Capitulation Project - By Frédéric Moser & Philippe Schwinger
  Capitulation Project by Moser / Schwinger
  Year: 2003 / Original format: black-white 16 mm transferred to DVD /
Screening format: DigiBeta / Duration: 21 minutes /
Language: English speaking with german or french or italian subtitles
   
  In the film Capitulation Project (2003), four performers and a dozen passive extras struggle to come to terms with staging the horrors of war. Their acting fluctuates between brutal renditions of fictional violence, the ostensibly neutral communication of sanctioned historical fact and the dramatisation of subjective testimony. The action takes place on several levels, with the levels overlapping and subverting each other in a variety of ways. The actors keep switching between their own character and the role they are playing in the staging of the Vietnam War. The ‘Civilian’ is both a Vietnamese victim and a revolutionary communard; the ‘Soldier’ is an automated murderer as well as a charming animator for the extras.

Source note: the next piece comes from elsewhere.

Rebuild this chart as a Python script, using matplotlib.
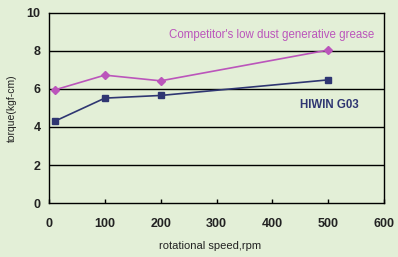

The ‘Reporter’ is cast as an interpreter in the dramatised conflict and reports on current events in the present of the play; and the ‘Officer’, having announced that they have to “push” two more villages, remarks in an aside that the lieutenant was thinking in military terms at that point. As members of a politically active, experimental theatre group, the four protagonists act out different methods of dealing with history while analysing it at the same time. As a result, they question not only their own understanding of perpetrators and victims but also their own approach and even the very possibility of communicating their subject matter.

On the morning of 16 March 1968, American soldiers swept into My Lai. Within a few hours they had murdered several hundred unarmed civilians: old men, women, children. When news and pictures of this bloodbath finally reached the public in the autumn of 1969, a flood of shock and indignation spread throughout the world. In 1970, General Peers was ordered to conduct an official inquiry. Hotly debated both in the United States and elsewhere, the “Peers Report” launched the decline of public support for military intervention in Vietnam.
The imagery of Capitulation Project addresses the constantly recurring questions of guilt and violence. The My Lai massacre is used as an exemplum for the investigation of processes that turn people into murderers, and of the consequences such acts have for the survivors. Since objective history can never make this atrocity comprehensible, the actors in the play strive to unravel the many layers of reality through their performance. However, the testimonies used to evoke an image of what happened in My Lai come only from surviving perpetrators – their victims have been irrevocably silenced – and the violence played out on stage reflects the actors’ own preconceptions. Thus, their dramatised approach to reality necessarily remains a fiction and the massacre itself incomprehensible and irreproducible.

This piece is a capitulation of the search for truth! Nonetheless, the characters in the film are buoyed by the hope that their investigative work will prevent such atrocities in the future. They realise neither how little the realities of war and of civil society have in common, nor how little the people involved differ.
When the actors join in singing about friendship at the end of scene, it sounds to us today like echoes of a distant era when people still believed that songs could change the world. However, despite the historical implications suggested by the acting, by the intensity of the conflict and even by the costumes and hairstyles of the actors, visitors to the exhibition, who walk around in the installation Capitulation Project or sit down on the accompanying stage, do not see a document from the times of the Vietnam war. Nor do they see an authentic re-enactment from the piece Commune by the Performance Group. Only the basics of the scene have been adopted from what is known of the historical performances. Everything else has been developed by Moser / Schwinger in order to produce a drama and a film that exemplify the ways in which violence is filtered through the media. The drama within the film thus functions as an exposition of the entire project.

For visitors in the exhibition space, the wooden stage of Capitulation Project becomes a place to reflect on the function of theatre and on the massacre in the Vietnamese village of My Lai. Furthermore, the artists’ retrospective look at that historical debate inevitably directs our attention to current events as well. The parallelism of recurrent military conflicts and their historical continuum are as obvious as the divergence in the way people react. The intensity, in the film, of trying to cope with horror is juxtaposed with the passive act of contemporary observation.